▼▼▼

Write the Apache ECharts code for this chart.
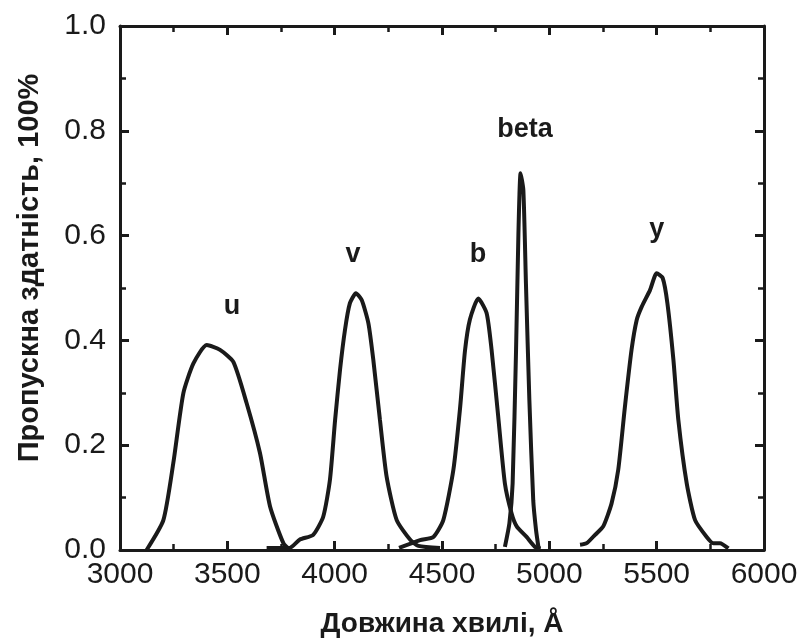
<!DOCTYPE html>
<html>
<head>
<meta charset="utf-8">
<script src="https://cdn.jsdelivr.net/npm/echarts@6/dist/echarts.min.js"></script>
<style>
  html, body { margin: 0; padding: 0; background: #fff; }
  #chart { width: 801px; height: 643px; }
</style>
</head>
<body>
<div id="chart"></div>
<script>
// криві пропускання фільтрів uvby-beta
var uX = [3124, 3202, 3248, 3295, 3342, 3404, 3466, 3528, 3590, 3652, 3699, 3761, 3792];
var uY = [0.0, 0.057, 0.165, 0.299, 0.356, 0.391, 0.382, 0.359, 0.28, 0.185, 0.083, 0.013, 0.0];

var vX = [3683, 3790, 3838, 3900, 3947, 3978, 4002, 4025, 4048, 4071, 4099, 4126, 4157, 4180, 4211, 4242, 4289, 4351, 4390, 4491];
var vY = [0.004, 0.004, 0.02, 0.029, 0.064, 0.134, 0.248, 0.344, 0.42, 0.471, 0.49, 0.477, 0.433, 0.363, 0.248, 0.14, 0.057, 0.02, 0.008, 0.004];

var bX = [4300, 4398, 4460, 4506, 4553, 4584, 4607, 4630, 4669, 4708, 4731, 4762, 4793, 4824, 4848, 4894, 4933, 4960];
var bY = [0.004, 0.019, 0.025, 0.057, 0.153, 0.27, 0.38, 0.44, 0.48, 0.452, 0.382, 0.254, 0.127, 0.07, 0.045, 0.025, 0.006, 0.003];

var betaX = [4793, 4814, 4829, 4845, 4856, 4866, 4879, 4891, 4907, 4925, 4938, 4949];
var betaY = [0.006, 0.051, 0.127, 0.382, 0.604, 0.719, 0.687, 0.509, 0.286, 0.095, 0.038, 0.006];

var yX = [5143, 5174, 5213, 5251, 5290, 5321, 5352, 5383, 5407, 5430, 5469, 5500, 5528, 5550, 5578, 5601, 5640, 5679, 5733, 5764, 5795, 5834];
var yY = [0.01, 0.013, 0.029, 0.045, 0.089, 0.153, 0.273, 0.382, 0.439, 0.464, 0.496, 0.528, 0.519, 0.471, 0.363, 0.248, 0.127, 0.057, 0.025, 0.013, 0.013, 0.003];

// підписи фільтрів
var labelNames = ['u', 'v', 'b', 'beta', 'y'];
var labelX = [3522, 4085, 4668, 4887, 5501];
var labelY = [0.465, 0.563, 0.563, 0.802, 0.611];

var xTicks = [3000, 3500, 4000, 4500, 5000, 5500, 6000];
var yTicks = [0.0, 0.2, 0.4, 0.6, 0.8, 1.0];

function pairs(xs, ys) {
  return xs.map(function (x, i) { return [x, ys[i]]; });
}

(function () {
  var myChart = echarts.init(document.getElementById('chart'));
  var ink = '#1a1a1a';
  var lineStyle = { color: ink, width: 4 };

  var axisBase = {
    type: 'value',
    axisLine: { show: true, onZero: false, lineStyle: { color: ink, width: 3 } },
    axisTick: { show: true, inside: true, length: 9, lineStyle: { color: ink, width: 3 } },
    minorTick: { show: true, splitNumber: 2, length: 6, lineStyle: { color: ink, width: 2.5 } },
    splitLine: { show: false }
  };

  function curve(name, xs, ys) {
    return {
      name: name,
      type: 'line',
      data: pairs(xs, ys),
      showSymbol: false,
      smooth: 0.2,
      lineStyle: lineStyle,
      z: 3
    };
  }

  var option = {
    animation: false,
    backgroundColor: '#fff',
    textStyle: { fontFamily: 'Liberation Sans, Arial, sans-serif' },
    grid: { left: 120, right: 37, top: 26, bottom: 93 },
    xAxis: [
      Object.assign({}, axisBase, {
        position: 'bottom',
        min: 3000, max: 6000, interval: 500,
        name: 'Довжина хвилі, Å',
        nameLocation: 'middle',
        nameGap: 60,
        nameTextStyle: { color: ink, fontSize: 28, fontWeight: 'bold' },
        axisLabel: { color: ink, fontSize: 30, margin: 10,
          formatter: function (v) { return xTicks.indexOf(v) >= 0 ? String(v) : ''; } }
      }),
      Object.assign({}, axisBase, {
        position: 'top',
        min: 3000, max: 6000, interval: 500,
        axisLabel: { show: false }
      })
    ],
    yAxis: [
      Object.assign({}, axisBase, {
        position: 'left',
        min: 0, max: 1.0, interval: 0.2,
        name: 'Пропускна здатність, 100%',
        nameLocation: 'middle',
        nameGap: 76,
        nameTextStyle: { color: ink, fontSize: 29, fontWeight: 'bold', padding: [0, 0, 0, 40] },
        axisLabel: { color: ink, fontSize: 30, margin: 14,
          formatter: function (v) { return v.toFixed(1); } }
      }),
      Object.assign({}, axisBase, {
        position: 'right',
        min: 0, max: 1.0, interval: 0.2,
        axisLabel: { show: false }
      })
    ],
    series: [
      curve('u', uX, uY),
      curve('v', vX, vY),
      curve('b', bX, bY),
      curve('beta', betaX, betaY),
      curve('y', yX, yY),
      {
        type: 'scatter',
        symbolSize: 0,
        itemStyle: { opacity: 1 },
        data: labelNames.map(function (n, i) { return { name: n, value: [labelX[i], labelY[i]] }; }),
        label: {
          show: true,
          position: 'inside',
          formatter: '{b}',
          color: ink,
          fontSize: 27,
          fontWeight: 'bold'
        },
        z: 4
      }
    ]
  };

  myChart.setOption(option);
})();
</script>
</body>
</html>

▲▲▲

**Stated task**
Repeat the listing above exactly from its first line to the line containing "0.02, 0.008, 0.004];", both included, and omit the pictures.

**Reply to the task**
Write the Apache ECharts code for this chart.
<!DOCTYPE html>
<html>
<head>
<meta charset="utf-8">
<script src="https://cdn.jsdelivr.net/npm/echarts@6/dist/echarts.min.js"></script>
<style>
  html, body { margin: 0; padding: 0; background: #fff; }
  #chart { width: 801px; height: 643px; }
</style>
</head>
<body>
<div id="chart"></div>
<script>
// криві пропускання фільтрів uvby-beta
var uX = [3124, 3202, 3248, 3295, 3342, 3404, 3466, 3528, 3590, 3652, 3699, 3761, 3792];
var uY = [0.0, 0.057, 0.165, 0.299, 0.356, 0.391, 0.382, 0.359, 0.28, 0.185, 0.083, 0.013, 0.0];

var vX = [3683, 3790, 3838, 3900, 3947, 3978, 4002, 4025, 4048, 4071, 4099, 4126, 4157, 4180, 4211, 4242, 4289, 4351, 4390, 4491];
var vY = [0.004, 0.004, 0.02, 0.029, 0.064, 0.134, 0.248, 0.344, 0.42, 0.471, 0.49, 0.477, 0.433, 0.363, 0.248, 0.14, 0.057, 0.02, 0.008, 0.004];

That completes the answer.